311, it should be followed.
Fundamental Rule 9(19) provides that a
government servant officiates in a post when he performs its duties while
another holds a lien on it, and also that the Central Government may appoint a
government servant to officiate in a post on which another does not hold a
lien. The proviso to r. 4 (2) of the Indian Administrative Service (Cadre) Rules,
1954, provides that the State Government may under certain conditions and for a
certain period, add to a State or joint cadre one or more posts carrying duties
of like nature to cadre posts; and r. 9 of the Indian Administrative Service
(Cadre) Rules provides that subject to certain conditions the State Government
may fill temporarily a cadre post in a State by a person who is not a cadre
Some of the appellants were appointed by the
State Government to cadre posts in the Indian Administrative Service and others
were appointed to senior duty posts which were declared as equivalent to cadre
posts in the Indian Administrative Service. All of them were reverted to their
substantive posts in the State Civil Service. They challenged the reversion on
the ground that it was punitive and that the procedure under Art. 311 should
have been followed. The High Court overruled the contention.
Dismissing the appeal to this Court,
HELD : (1) Unless a person has a right to a
post, an order of reversion from that post cannot amount to dismissal or
removal within the meaning of Art. 331 and, a person gets a right to a post
only when he is substantively appointed to it. Therefore, if the appointments
of the appellants were officiating appointments of either type mentioned in F.
R. 9(19), the revision to State Civil Service would not attract Art. 311. [588
G-589 A] Parshotam Lal Dhingra v. Union of India  S. C. R. 828, The State
of Bombay, v. F. A. Abraham  Supp. 2 S. C.R. 92, at 97, Divisional
Personnel Officer, Southern Railway, v. S. Raghavandrachar,  3 S. C. R.
106, Union of India and Another v. Gajendra Singh etc.  3 S. C.
R. 660 and Union of India v. AT. L. Capoor
and Ors.

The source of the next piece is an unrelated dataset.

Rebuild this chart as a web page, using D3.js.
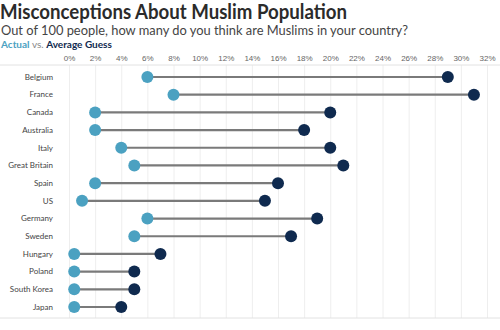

A. 1.
R. 1974 S. C. 87, 103 followed.
(2)Since the appointees to the Cadre posts in
the Indian Administrative Service were appointed under r. 9 of the Indian
Administrative Service (Cadre) Rules, the appointments could not have been made
in any capacity other than in an officiating capacity. [587 H-588 A] (3)As
regards the other appellants also though tile order of appointment does not
indicate that the appointments were in officiating capacity, the fact that they
retained their lien in their posts in the State Civil Services shows that they
were not appointed substantively to the senior duty posts but only in an
officiating capacity. [588B-C, D-E]
CIVIL APPELLATE JURISDICTION : Civil Appeal
No. 1098 1970.
Appeal from the Judgment and Order dated 9th
January, 1968 of the Punjab and Haryana High Court in Civil Writ No. 2301 of
R.K. Garg, S. C. Agarawal, S. S. Bhatnagar
and V. J.Francis, for the appellants.
587 F. S. Nariman, Addl. Sol. Gen. for Union
of India, P. P.Rao, V. C. Mahajan, B. N. Sachthey and Girish Chandra for
respondent nos. 2 and 3.
N. S. Bindra S. K. Mehta and 0. P. Sharma for
1 The Judgment of the Court was delivered by
MATHEW. J.-The appellants filed a petition before the High Court of Punjab
under Articles 226 and 227 of the Constitution for quashing the orders passed
by the State of Punjab reverting them from the posts held by them in an
officiating capacity in the cadre and ex-cadre posts of senior scale of Indian
Administrative Service to their substantive posts in the State Civil Service
from which they were promoted.
The appellants contended before the High
Court that the orders of reversion were punitive in character and,, therefore,
attracted the provisions of Article 311 of the Constitution and since they were
given no reasonable opportunity to make their representations against the
reversion, the orders were bad, and prayed for quashing them. The High Court
overruled the contention and dismissed the petition. This appeal, by
certificate, is against that order.
The case of the appellants in the writ
petition was that their names were included in the Select List prepared under
Regulation 4 of the Indian Administrative Service (Appointment by Promotion)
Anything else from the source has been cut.